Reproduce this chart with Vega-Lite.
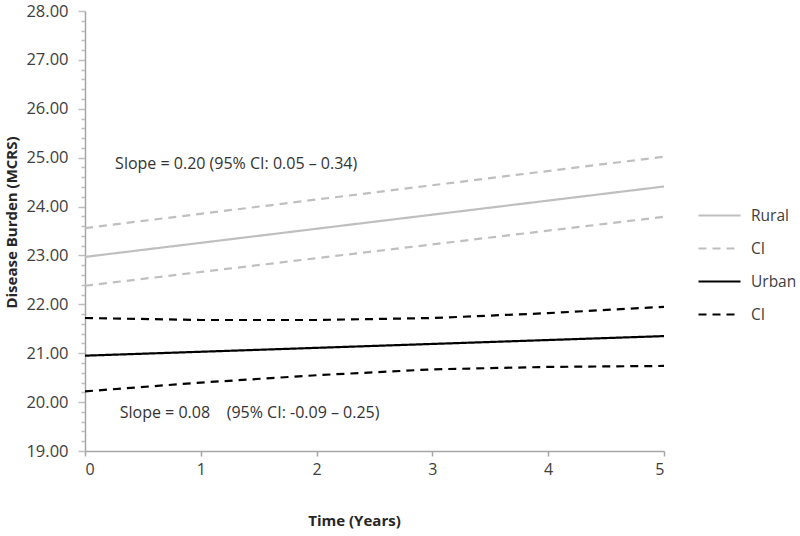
{
  "$schema": "https://vega.github.io/schema/vega-lite/v6.json",
  "width": 579,
  "height": 440,
  "autosize": "none",
  "padding": {"left": 85, "top": 11, "right": 136, "bottom": 85},
  "background": "white",
  "config": {
    "view": {"stroke": null},
    "font": "Open Sans"
  },
  "datasets": {
    "lines": [
      {"series": "Rural", "line": "r", "x": 0, "y": 22.97},
      {"series": "Rural", "line": "r", "x": 5, "y": 24.41},
      {"series": "Rural CI", "line": "ru", "x": 0, "y": 23.56},
      {"series": "Rural CI", "line": "ru", "x": 5, "y": 25.02},
      {"series": "Rural CI", "line": "rl", "x": 0, "y": 22.38},
      {"series": "Rural CI", "line": "rl", "x": 5, "y": 23.79},
      {"series": "Urban", "line": "u", "x": 0, "y": 20.95},
      {"series": "Urban", "line": "u", "x": 5, "y": 21.35},
      {"series": "Urban CI", "line": "uu", "x": 0, "y": 21.72},
      {"series": "Urban CI", "line": "uu", "x": 1, "y": 21.68},
      {"series": "Urban CI", "line": "uu", "x": 2, "y": 21.68},
      {"series": "Urban CI", "line": "uu", "x": 3, "y": 21.72},
      {"series": "Urban CI", "line": "uu", "x": 4, "y": 21.82},
      {"series": "Urban CI", "line": "uu", "x": 5, "y": 21.95},
      {"series": "Urban CI", "line": "ul", "x": 0, "y": 20.22},
      {"series": "Urban CI", "line": "ul", "x": 1, "y": 20.4},
      {"series": "Urban CI", "line": "ul", "x": 2, "y": 20.55},
      {"series": "Urban CI", "line": "ul", "x": 3, "y": 20.67},
      {"series": "Urban CI", "line": "ul", "x": 4, "y": 20.72},
      {"series": "Urban CI", "line": "ul", "x": 5, "y": 20.74}
    ],
    "notes": [
      {"x": 0.26, "y": 24.87, "text": "Slope = 0.20 (95% CI: 0.05 \u2013 0.34)"},
      {"x": 0.3, "y": 19.78, "text": "Slope = 0.08\u00a0\u00a0\u00a0\u00a0(95% CI: -0.09 \u2013 0.25)"}
    ]
  },
  "layer": [
    {
      "data": {"name": "lines"},
      "mark": {"type": "line", "clip": true},
      "encoding": {
        "x": {
          "field": "x", "type": "quantitative",
          "scale": {"domain": [0, 5], "nice": false, "zero": false},
          "axis": {
            "title": "Time (Years)",
            "titleFontSize": 15, "titleFontWeight": "bold", "titleColor": "#262626",
            "titlePadding": 36, "titleX": 269,
            "values": [0, 1, 2, 3, 4, 5],
            "format": "d",
            "labelFontSize": 16, "labelColor": "#404040", "labelPadding": 5,
            "domainColor": "#a6a6a6", "domainWidth": 1.5,
            "tickColor": "#a6a6a6", "tickSize": 5, "tickWidth": 1.5,
            "grid": false
          }
        },
        "y": {
          "field": "y", "type": "quantitative",
          "scale": {"domain": [19, 28], "nice": false, "zero": false},
          "axis": {
            "title": "Disease Burden (MCRS)",
            "titleFontSize": 15, "titleFontWeight": "bold", "titleColor": "#262626",
            "titlePadding": 6, "titleY": 211,
            "tickCount": 46,
            "values": [19, 19.2, 19.4, 19.6, 19.8, 20, 20.2, 20.4, 20.6, 20.8, 21, 21.2, 21.4, 21.6, 21.8, 22, 22.2, 22.4, 22.6, 22.8, 23, 23.2, 23.4, 23.6, 23.8, 24, 24.2, 24.4, 24.6, 24.8, 25, 25.2, 25.4, 25.6, 25.8, 26, 26.2, 26.4, 26.6, 26.8, 27, 27.2, 27.4, 27.6, 27.8, 28],
            "labelExpr": "abs(datum.value - round(datum.value)) < 0.01 ? format(datum.value, '.2f') : ''",
            "labelOverlap": false,
            "labelFontSize": 16.5, "labelColor": "#404040", "labelPadding": 10,
            "domainColor": "#a6a6a6", "domainWidth": 1.5,
            "tickColor": "#bfbfbf",
            "tickSize": {"condition": {"test": "abs(datum.value - round(datum.value)) < 0.01", "value": 7}, "value": 4},
            "tickWidth": 1.5,
            "grid": false
          }
        },
        "color": {
          "field": "series", "type": "nominal",
          "scale": {"domain": ["Rural", "Rural CI", "Urban", "Urban CI"], "range": ["#bfbfbf", "#bfbfbf", "#000000", "#000000"]},
          "legend": {
            "title": null,
            "orient": "none", "legendX": 612, "legendY": 182,
            "labelExpr": "indexof(datum.label, 'CI') >= 0 ? 'CI' : datum.label",
            "labelFontSize": 15.5, "labelColor": "#404040",
            "symbolType": "stroke", "symbolSize": 1764, "symbolStrokeWidth": 2.2,
            "rowPadding": 2, "labelOffset": 9
          }
        },
        "strokeDash": {
          "field": "series", "type": "nominal",
          "scale": {"domain": ["Rural", "Rural CI", "Urban", "Urban CI"], "range": [[1, 0], [8, 6], [1, 0], [8, 6]]},
          "legend": null
        },
        "detail": {"field": "line"},
        "strokeWidth": {"value": 2.2}
      }
    },
    {
      "data": {"name": "notes"},
      "mark": {"type": "text", "align": "left", "baseline": "middle", "fontSize": 16, "color": "#333333"},
      "encoding": {
        "x": {"field": "x", "type": "quantitative"},
        "y": {"field": "y", "type": "quantitative"},
        "text": {"field": "text"}
      }
    }
  ]
}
==========
Return the listing above in full and without alteration, excluding its pictures.

Reproduce this chart with Vega-Lite.
{
  "$schema": "https://vega.github.io/schema/vega-lite/v6.json",
  "width": 579,
  "height": 440,
  "autosize": "none",
  "padding": {"left": 85, "top": 11, "right": 136, "bottom": 85},
  "background": "white",
  "config": {
    "view": {"stroke": null},
    "font": "Open Sans"
  },
  "datasets": {
    "lines": [
      {"series": "Rural", "line": "r", "x": 0, "y": 22.97},
      {"series": "Rural", "line": "r", "x": 5, "y": 24.41},
      {"series": "Rural CI", "line": "ru", "x": 0, "y": 23.56},
      {"series": "Rural CI", "line": "ru", "x": 5, "y": 25.02},
      {"series": "Rural CI", "line": "rl", "x": 0, "y": 22.38},
      {"series": "Rural CI", "line": "rl", "x": 5, "y": 23.79},
      {"series": "Urban", "line": "u", "x": 0, "y": 20.95},
      {"series": "Urban", "line": "u", "x": 5, "y": 21.35},
      {"series": "Urban CI", "line": "uu", "x": 0, "y": 21.72},
      {"series": "Urban CI", "line": "uu", "x": 1, "y": 21.68},
      {"series": "Urban CI", "line": "uu", "x": 2, "y": 21.68},
      {"series": "Urban CI", "line": "uu", "x": 3, "y": 21.72},
      {"series": "Urban CI", "line": "uu", "x": 4, "y": 21.82},
      {"series": "Urban CI", "line": "uu", "x": 5, "y": 21.95},
      {"series": "Urban CI", "line": "ul", "x": 0, "y": 20.22},
      {"series": "Urban CI", "line": "ul", "x": 1, "y": 20.4},
      {"series": "Urban CI", "line": "ul", "x": 2, "y": 20.55},
      {"series": "Urban CI", "line": "ul", "x": 3, "y": 20.67},
      {"series": "Urban CI", "line": "ul", "x": 4, "y": 20.72},
      {"series": "Urban CI", "line": "ul", "x": 5, "y": 20.74}
    ],
    "notes": [
      {"x": 0.26, "y": 24.87, "text": "Slope = 0.20 (95% CI: 0.05 \u2013 0.34)"},
      {"x": 0.3, "y": 19.78, "text": "Slope = 0.08\u00a0\u00a0\u00a0\u00a0(95% CI: -0.09 \u2013 0.25)"}
    ]
  },
  "layer": [
    {
      "data": {"name": "lines"},
      "mark": {"type": "line", "clip": true},
      "encoding": {
        "x": {
          "field": "x", "type": "quantitative",
          "scale": {"domain": [0, 5], "nice": false, "zero": false},
          "axis": {
            "title": "Time (Years)",
            "titleFontSize": 15, "titleFontWeight": "bold", "titleColor": "#262626",
            "titlePadding": 36, "titleX": 269,
            "values": [0, 1, 2, 3, 4, 5],
            "format": "d",
            "labelFontSize": 16, "labelColor": "#404040", "labelPadding": 5,
            "domainColor": "#a6a6a6", "domainWidth": 1.5,
            "tickColor": "#a6a6a6", "tickSize": 5, "tickWidth": 1.5,
            "grid": false
          }
        },
        "y": {
          "field": "y", "type": "quantitative",
          "scale": {"domain": [19, 28], "nice": false, "zero": false},
          "axis": {
            "title": "Disease Burden (MCRS)",
            "titleFontSize": 15, "titleFontWeight": "bold", "titleColor": "#262626",
            "titlePadding": 6, "titleY": 211,
            "tickCount": 46,
            "values": [19, 19.2, 19.4, 19.6, 19.8, 20, 20.2, 20.4, 20.6, 20.8, 21, 21.2, 21.4, 21.6, 21.8, 22, 22.2, 22.4, 22.6, 22.8, 23, 23.2, 23.4, 23.6, 23.8, 24, 24.2, 24.4, 24.6, 24.8, 25, 25.2, 25.4, 25.6, 25.8, 26, 26.2, 26.4, 26.6, 26.8, 27, 27.2, 27.4, 27.6, 27.8, 28],
            "labelExpr": "abs(datum.value - round(datum.value)) < 0.01 ? format(datum.value, '.2f') : ''",
            "labelOverlap": false,
            "labelFontSize": 16.5, "labelColor": "#404040", "labelPadding": 10,
            "domainColor": "#a6a6a6", "domainWidth": 1.5,
            "tickColor": "#bfbfbf",
            "tickSize": {"condition": {"test": "abs(datum.value - round(datum.value)) < 0.01", "value": 7}, "value": 4},
            "tickWidth": 1.5,
            "grid": false
          }
        },
        "color": {
          "field": "series", "type": "nominal",
          "scale": {"domain": ["Rural", "Rural CI", "Urban", "Urban CI"], "range": ["#bfbfbf", "#bfbfbf", "#000000", "#000000"]},
          "legend": {
            "title": null,
            "orient": "none", "legendX": 612, "legendY": 182,
            "labelExpr": "indexof(datum.label, 'CI') >= 0 ? 'CI' : datum.label",
            "labelFontSize": 15.5, "labelColor": "#404040",
            "symbolType": "stroke", "symbolSize": 1764, "symbolStrokeWidth": 2.2,
            "rowPadding": 2, "labelOffset": 9
          }
        },
        "strokeDash": {
          "field": "series", "type": "nominal",
          "scale": {"domain": ["Rural", "Rural CI", "Urban", "Urban CI"], "range": [[1, 0], [8, 6], [1, 0], [8, 6]]},
          "legend": null
        },
        "detail": {"field": "line"},
        "strokeWidth": {"value": 2.2}
      }
    },
    {
      "data": {"name": "notes"},
      "mark": {"type": "text", "align": "left", "baseline": "middle", "fontSize": 16, "color": "#333333"},
      "encoding": {
        "x": {"field": "x", "type": "quantitative"},
        "y": {"field": "y", "type": "quantitative"},
        "text": {"field": "text"}
      }
    }
  ]
}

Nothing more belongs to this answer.